Il futuro campione del mondo, trascorreva buona parte della giornata da solo, fu allora che la madre gli regalò una scacchiera. Bobby si appassionò subito al gioco, leggeva libri sugli scacchi, prendeva appunti su fogli che sistemava sul letto ed era così immerso nel mondo degli scacchi che non proferiva parola con nessuno per tutto il giorno. Regina Winder preoccupata lo portò da uno psichiatra, che non solo accertò la buona salute mentale del figlio, ma la incoraggiò a iscriverlo a un circolo di scacchi. Bobby Fischer fu instradato dal segretario del circolo vicino casa che lo iscrisse ai principali tornei scacchistici di New York. Il titolo di campione d’America arrivò all’età di 14 anni, confermandosi poi ininterrottamente dal 1957 al 1966. Fu un susseguirsi di vittorie fino alla legittimazione internazionale. Due anni prima di Reykjavik, vinse l’argento alle olimpiadi, medaglia che aveva già conquistato quattro anni prima a L’Avana. Bobby Fischer aveva giocato più volte con i sovietici, ma era stato sconfitto. Nel 1972 aveva di fronte Boris Spassky, campione del mondo in carica da tre anni. La partita non si era messa bene per Bobby Fischer, alla seconda giornata commise un’imprudenza tale da compromettere l’esito, solo una patta tra i due con il consenso di Spassky consentì a Fischer di proseguire fino a quel 30 settembre, quando una mossa dell’americano non lasciò scampo al campione di San Pietroburgo. A nulla valsero i consulti frenetici tra gli ex campioni sovietici, tutti presenti nella capitale islandese, contornati da agenti del Kgb, Fischer aveva messo a segno un colpo micidiale ed era talmente sicuro che Spasskij non avesse scampo che se ne andò a letto. L’indomani fu dichiarato campione del mondo.

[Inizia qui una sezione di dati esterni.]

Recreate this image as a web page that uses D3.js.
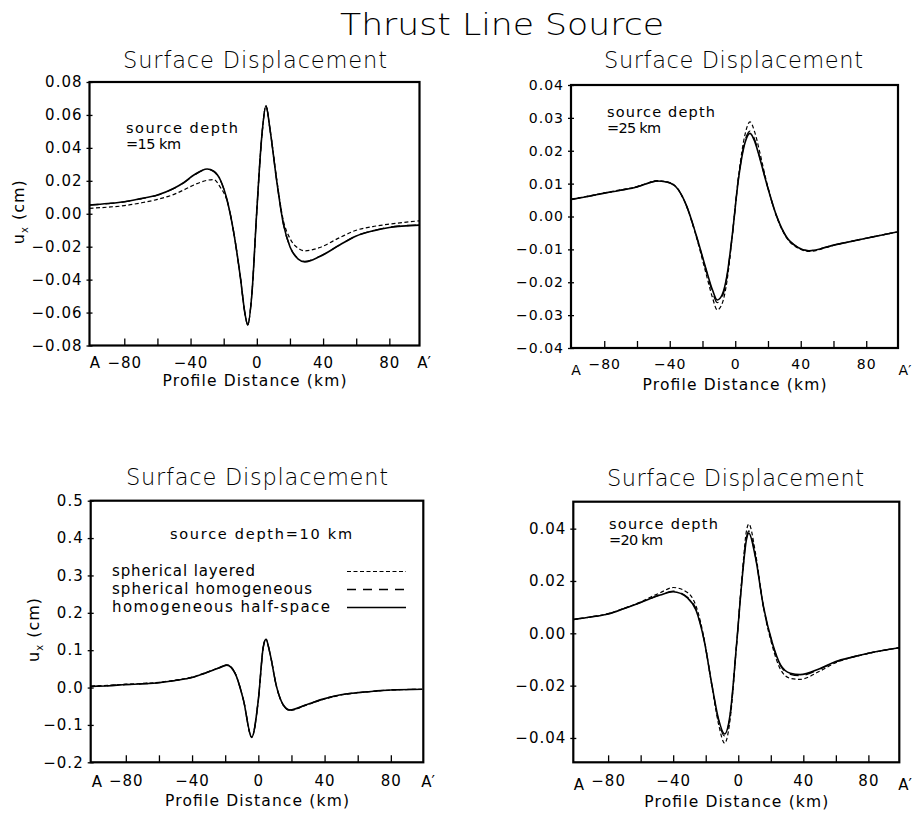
<!DOCTYPE html>
<html><head><meta charset="utf-8">
<script src="https://cdn.jsdelivr.net/npm/d3@7"></script>
<style>
body{margin:0;background:#fff}
text{font-family:'DejaVu Sans','Liberation Sans',sans-serif;fill:#000}
</style>
</head><body>
<svg id="c" width="912" height="813"></svg>
<script>
// ---------------- data ----------------
const mainTitle = "Thrust Line Source";
const panelTitle = "Surface Displacement";
const xAxisTitle = "Profile Distance (km)";
const seriesNames = ["spherical layered", "spherical homogeneous", "homogeneous half-space"];
const xTickValues = [-80, -60, -40, -20, 0, 20, 40, 60, 80];
const xTickLabels = [-80, -40, 0, 40, 80];
const endLabels = ["A", "A\u2032"];

// source depth = 15 km
const d15_x = [-101, -90, -80, -70, -60, -50, -44, -38, -30, -26, -22, -18, -14, -10, -7, -5.5, -3, 0, 3, 5.5, 8, 12, 16, 20, 25, 29, 38, 50, 60, 70, 80, 98];
const d15_layered = [0.0033, 0.0040, 0.0049, 0.0066, 0.0087, 0.0118, 0.0145, 0.0175, 0.0203, 0.0208, 0.0160, 0.0080, -0.011, -0.038, -0.0615, -0.0675, -0.049, 0.002, 0.047, 0.0655, 0.051, 0.021, -0.004, -0.015, -0.021, -0.0225, -0.0205, -0.0145, -0.010, -0.0078, -0.0063, -0.0043];
const d15_homog = [0.0052, 0.0061, 0.0072, 0.0091, 0.0113, 0.0154, 0.0188, 0.0233, 0.0270, 0.0256, 0.0203, 0.0084, -0.011, -0.038, -0.0615, -0.0672, -0.049, 0.002, 0.047, 0.0652, 0.051, 0.020, -0.006, -0.0198, -0.0272, -0.0289, -0.0258, -0.0189, -0.0134, -0.0103, -0.0082, -0.0068];
const d15_half = [0.0053, 0.0062, 0.0073, 0.0092, 0.0114, 0.0155, 0.0190, 0.0235, 0.0272, 0.0258, 0.0205, 0.0085, -0.011, -0.038, -0.0615, -0.0675, -0.049, 0.002, 0.047, 0.0655, 0.051, 0.020, -0.006, -0.020, -0.0275, -0.0292, -0.026, -0.019, -0.0135, -0.0104, -0.0083, -0.0069];
const d15_yTicks = [-0.08, -0.06, -0.04, -0.02, 0, 0.02, 0.04, 0.06, 0.08];

// source depth = 25 km
const d25_x = [-100, -90, -80, -70, -60, -54, -48, -42, -36, -30, -24, -18, -14, -11, -8, -5, -2, 2, 6, 9, 12, 15, 19, 25, 31, 38, 45, 60, 80, 99];
const d25_layered = [0.0053, 0.0062, 0.0072, 0.0081, 0.0091, 0.0101, 0.0109, 0.0106, 0.0090, 0.0035, -0.0058, -0.0170, -0.0245, -0.0284, -0.0265, -0.0195, -0.0068, 0.0122, 0.0250, 0.0288, 0.0255, 0.0195, 0.0108, 0.0004, -0.0062, -0.0095, -0.0106, -0.0088, -0.0066, -0.0047];
const d25_homog = [0.0052, 0.0061, 0.0071, 0.0080, 0.0090, 0.0100, 0.0108, 0.0105, 0.0089, 0.0035, -0.0055, -0.0160, -0.0228, -0.0262, -0.0245, -0.0182, -0.0066, 0.0117, 0.0231, 0.0260, 0.0232, 0.0180, 0.0104, 0.0005, -0.0060, -0.0093, -0.0104, -0.0087, -0.0066, -0.0047];
const d25_half = [0.0052, 0.0061, 0.0071, 0.0080, 0.0090, 0.0100, 0.0108, 0.0105, 0.0089, 0.0036, -0.0054, -0.0157, -0.0222, -0.0254, -0.0238, -0.0178, -0.0065, 0.0115, 0.0225, 0.0253, 0.0227, 0.0177, 0.0103, 0.0005, -0.0060, -0.0093, -0.0104, -0.0087, -0.0066, -0.0047];
const d25_yTicks = [-0.04, -0.03, -0.02, -0.01, 0, 0.01, 0.02, 0.03, 0.04];

// source depth = 10 km
const d10_x = [-101, -90, -80, -70, -60, -50, -40, -30, -24, -19, -14, -9, -4, 0, 3, 4.6, 7, 11, 15, 19, 29, 39, 49, 60, 70, 80, 99];
const d10_layered = [0.004, 0.006, 0.009, 0.011, 0.014, 0.020, 0.028, 0.043, 0.053, 0.061, 0.038, -0.033, -0.134, -0.033, 0.110, 0.130, 0.092, 0.002, -0.047, -0.061, -0.047, -0.032, -0.021, -0.0138, -0.0098, -0.0066, -0.0047];
const d10_homog = [0.003, 0.005, 0.008, 0.010, 0.013, 0.019, 0.027, 0.042, 0.052, 0.060, 0.038, -0.033, -0.132, -0.033, 0.108, 0.128, 0.092, 0.0025, -0.046, -0.060, -0.046, -0.031, -0.020, -0.0136, -0.0096, -0.0064, -0.0045];
const d10_half = [0.003, 0.005, 0.008, 0.010, 0.013, 0.019, 0.027, 0.042, 0.052, 0.060, 0.038, -0.033, -0.133, -0.033, 0.109, 0.129, 0.092, 0.0025, -0.046, -0.060, -0.046, -0.031, -0.020, -0.0136, -0.0096, -0.0064, -0.0045];
const d10_yTicks = [-0.2, -0.1, 0, 0.1, 0.2, 0.3, 0.4, 0.5];

// source depth = 20 km
const d20_x = [-101, -90, -80, -70, -60, -54, -48, -40, -31, -26, -21, -16, -12, -8.4, -5, -1, 2.5, 5, 6.5, 10.5, 15.5, 21, 26, 32, 38, 50, 60, 70, 80, 99];
const d20_layered = [0.0053, 0.0063, 0.0075, 0.0096, 0.0120, 0.0138, 0.0155, 0.0175, 0.0155, 0.0105, -0.0020, -0.0210, -0.0350, -0.0420, -0.0330, -0.0040, 0.0230, 0.0390, 0.0418, 0.0310, 0.0100, -0.0050, -0.0138, -0.0172, -0.0176, -0.0145, -0.0112, -0.0092, -0.0077, -0.0055];
const d20_homog = [0.0053, 0.0063, 0.0074, 0.0095, 0.0118, 0.0133, 0.0147, 0.0161, 0.0137, 0.0092, -0.0025, -0.0205, -0.0336, -0.0392, -0.0314, -0.0040, 0.0219, 0.0364, 0.0391, 0.0296, 0.0101, -0.0040, -0.0124, -0.0157, -0.0162, -0.0137, -0.0109, -0.0091, -0.0076, -0.0055];
const d20_half = [0.0053, 0.0063, 0.0074, 0.0095, 0.0118, 0.0133, 0.0146, 0.0159, 0.0134, 0.0089, -0.0026, -0.0204, -0.0331, -0.0385, -0.0310, -0.0040, 0.0216, 0.0357, 0.0383, 0.0293, 0.0102, -0.0038, -0.0121, -0.0153, -0.0158, -0.0135, -0.0108, -0.0091, -0.0076, -0.0055];
const d20_yTicks = [-0.04, -0.02, 0, 0.02, 0.04];

// ---------------- layout ----------------
const panels = [
  {x: d15_x, ser: [d15_layered, d15_homog, d15_half], yTicks: d15_yTicks, yFmt: ".2f",
   xDomain: [-101, 98.2], yDomain: [-0.08, 0.08], l: 89.5, r: 419.5, t: 82, b: 345.5,
   yLabel: true, yLabelX: 24, tickFont: 15, depth: ["source depth", "=15 km"], depthX: 126, depthY: 133, depthW: [112, 55],
   titleX: 123, titleW: 264, titleY: 68, axTitleY: 386, ends: [95, 424], endDy: 22, xlabDy: 22},
  {x: d25_x, ser: [d25_layered, d25_homog, d25_half], yTicks: d25_yTicks, yFmt: ".2f",
   xDomain: [-100.3, 99.4], yDomain: [-0.04, 0.04], l: 571, r: 898, t: 85, b: 348,
   yLabel: false, tickFont: 14, depth: ["source depth", "=25 km"], depthX: 607, depthY: 117, depthW: [108, 54],
   titleX: 604, titleW: 259, titleY: 68, axTitleY: 390, ends: [576, 905], endDy: 27, xlabDy: 21},
  {x: d10_x, ser: [d10_layered, d10_homog, d10_half], yTicks: d10_yTicks, yFmt: ".1f",
   xDomain: [-101.2, 99.6], yDomain: [-0.2, 0.5], l: 90.7, r: 423.3, t: 500.7, b: 762.3,
   yLabel: true, yLabelX: 39, tickFont: 15, depth: ["source depth=10 km"], depthX: 170, depthY: 539, depthW: [182],
   titleX: 126, titleW: 262, titleY: 485, axTitleY: 806, ends: [97, 428], endDy: 25, xlabDy: 24, legend: true},
  {x: d20_x, ser: [d20_layered, d20_homog, d20_half], yTicks: d20_yTicks, yFmt: ".2f",
   xDomain: [-101.4, 99], yDomain: [-0.0493, 0.0503], l: 573.3, r: 899.3, t: 501.7, b: 762.3,
   yLabel: false, tickFont: 15, depth: ["source depth", "=20 km"], depthX: 609, depthY: 529, depthW: [109, 54],
   titleX: 607, titleW: 257, titleY: 486, axTitleY: 807, ends: [579, 905], endDy: 28, xlabDy: 24}
];

const styles = [
  {w: 1.2, dash: "4,2.5"},
  {w: 1.3, dash: "9,7"},
  {w: 1.6, dash: null}
];

const svg = d3.select("#c");
svg.append("rect").attr("width", 912).attr("height", 813).attr("fill", "#fff");

svg.append("text").attr("x", 340).attr("y", 35).attr("font-size", 30)
  .attr("textLength", 324).attr("lengthAdjust", "spacingAndGlyphs")
  .attr("font-weight", 300).text(mainTitle);

panels.forEach((p, i) => {
  const x = d3.scaleLinear().domain(p.xDomain).range([p.l, p.r]);
  const y = d3.scaleLinear().domain(p.yDomain).range([p.b, p.t]);
  const g = svg.append("g");
  const cid = "clip" + i;
  svg.append("clipPath").attr("id", cid).append("rect")
    .attr("x", p.l).attr("y", p.t).attr("width", p.r - p.l).attr("height", p.b - p.t);

  // title
  g.append("text").attr("x", p.titleX).attr("y", p.titleY).attr("font-size", 22.5)
    .attr("font-weight", 300)
    .attr("textLength", p.titleW).attr("lengthAdjust", "spacing").text(panelTitle);

  // curves
  const line = d3.line().x(d => x(d[0])).y(d => y(d[1])).curve(d3.curveMonotoneX);
  [2, 1, 0].forEach(k => {
    const pts = p.x.map((xv, j) => [xv, p.ser[k][j]]);
    const path = g.append("path").attr("clip-path", `url(#${cid})`)
      .attr("d", line(pts)).attr("fill", "none").attr("stroke", "#000")
      .attr("stroke-width", styles[k].w);
    if (styles[k].dash) path.attr("stroke-dasharray", styles[k].dash);
  });

  // frame
  g.append("rect").attr("x", p.l).attr("y", p.t).attr("width", p.r - p.l).attr("height", p.b - p.t)
    .attr("fill", "none").attr("stroke", "#000").attr("stroke-width", 2.2);

  // y axis
  const yAx = g.append("g").attr("transform", `translate(${p.l},0)`)
    .call(d3.axisLeft(y).tickValues(p.yTicks).tickSizeInner(3).tickSizeOuter(0).tickPadding(4)
      .tickFormat(d3.format(p.yFmt)));
  yAx.select(".domain").remove();
  yAx.selectAll("text").attr("font-size", p.tickFont).attr("letter-spacing", 1)
    .attr("font-family", "'DejaVu Sans',sans-serif");
  yAx.selectAll("line").attr("stroke-width", 1.3);
  const yAx2 = g.append("g").attr("transform", `translate(${p.l},0)`)
    .call(d3.axisRight(y).tickValues(p.yTicks).tickSizeInner(3).tickSizeOuter(0).tickFormat(""));
  yAx2.select(".domain").remove();
  yAx2.selectAll("line").attr("stroke-width", 1.3);

  // x axis ticks (inward)
  const xAx = g.append("g").attr("transform", `translate(0,${p.b})`)
    .call(d3.axisTop(x).tickValues(xTickValues).tickSizeInner(7).tickSizeOuter(0).tickFormat(""));
  xAx.select(".domain").remove();
  xAx.selectAll("line").attr("stroke-width", 1.3);
  // x labels
  const xLab = g.append("g").attr("transform", `translate(0,${p.b})`)
    .call(d3.axisBottom(x).tickValues(xTickLabels).tickSize(0).tickPadding(0).tickFormat(d3.format("d")));
  xLab.select(".domain").remove();
  xLab.selectAll("text").attr("font-size", p.tickFont).attr("dy", null).attr("y", p.xlabDy)
    .attr("letter-spacing", 1).attr("font-family", "'DejaVu Sans',sans-serif");
  // end labels
  g.append("text").attr("x", p.ends[0]).attr("y", p.b + p.endDy).attr("text-anchor", "middle")
    .attr("font-size", p.tickFont).text(endLabels[0]);
  g.append("text").attr("x", p.ends[1]).attr("y", p.b + p.endDy).attr("text-anchor", "middle")
    .attr("font-size", p.tickFont).text(endLabels[1]);

  // axis title
  g.append("text").attr("x", (p.l + p.r) / 2 - 92).attr("y", p.axTitleY)
    .attr("font-size", 15.5).attr("textLength", 184).attr("lengthAdjust", "spacing").text(xAxisTitle);

  // y label
  if (p.yLabel) {
    const cy = (p.t + p.b) / 2 - 2;
    const t = g.append("text").attr("transform", `translate(${p.yLabelX},${cy}) rotate(-90)`)
      .attr("text-anchor", "middle").attr("font-size", 16).attr("letter-spacing", 1);
    t.append("tspan").text("u");
    t.append("tspan").attr("font-size", 10).attr("dy", 4).text("x");
    t.append("tspan").attr("dy", -4).text(" (cm)");
  }

  // depth annotation
  p.depth.forEach((s, j) => {
    g.append("text").attr("x", p.depthX).attr("y", p.depthY + j * 16).attr("font-size", 14.5)
      .attr("textLength", p.depthW[j]).attr("lengthAdjust", "spacing").text(s);
  });

  if (p.legend) {
    const lx = 112, ys = [576, 594, 612], lw = [143, 200, 218];
    seriesNames.forEach((s, k) => {
      g.append("text").attr("x", lx).attr("y", ys[k]).attr("font-size", 15)
        .attr("textLength", lw[k]).attr("lengthAdjust", "spacing").text(s);
      const ln = g.append("line").attr("x1", 347).attr("x2", 406)
        .attr("y1", ys[k] - 4.5).attr("y2", ys[k] - 4.5)
        .attr("stroke", "#000").attr("stroke-width", styles[k].w);
      if (styles[k].dash) ln.attr("stroke-dasharray", styles[k].dash);
    });
  }
});
</script>
</body></html>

Le prime coraggiose denunce di Bobby Fischer contro l’America e l’ipocrisia dei suoi governanti, unitamente all’adesione ad alcune sette religiose, che gli spillarono un bel po’ di soldi, e alla denuncia delirante di complotti sionisti internazionali, alternati a stati di depressione e di isolamento totale gli costarono un mandato di cattura, che non gli consentì di mettere più piede nel territorio americano, fino a impedirgli di vedere la madre sul punto di morte. Quell’America che lo aveva esaltato e usato in chiave antisovietica nella Guerra Fredda, aveva deciso di fargliela pagare. Bobby Fischer si stabilì a Reykjavik, la città che lo aveva incoronato re degli scacchi ed eroe d’America in fuga.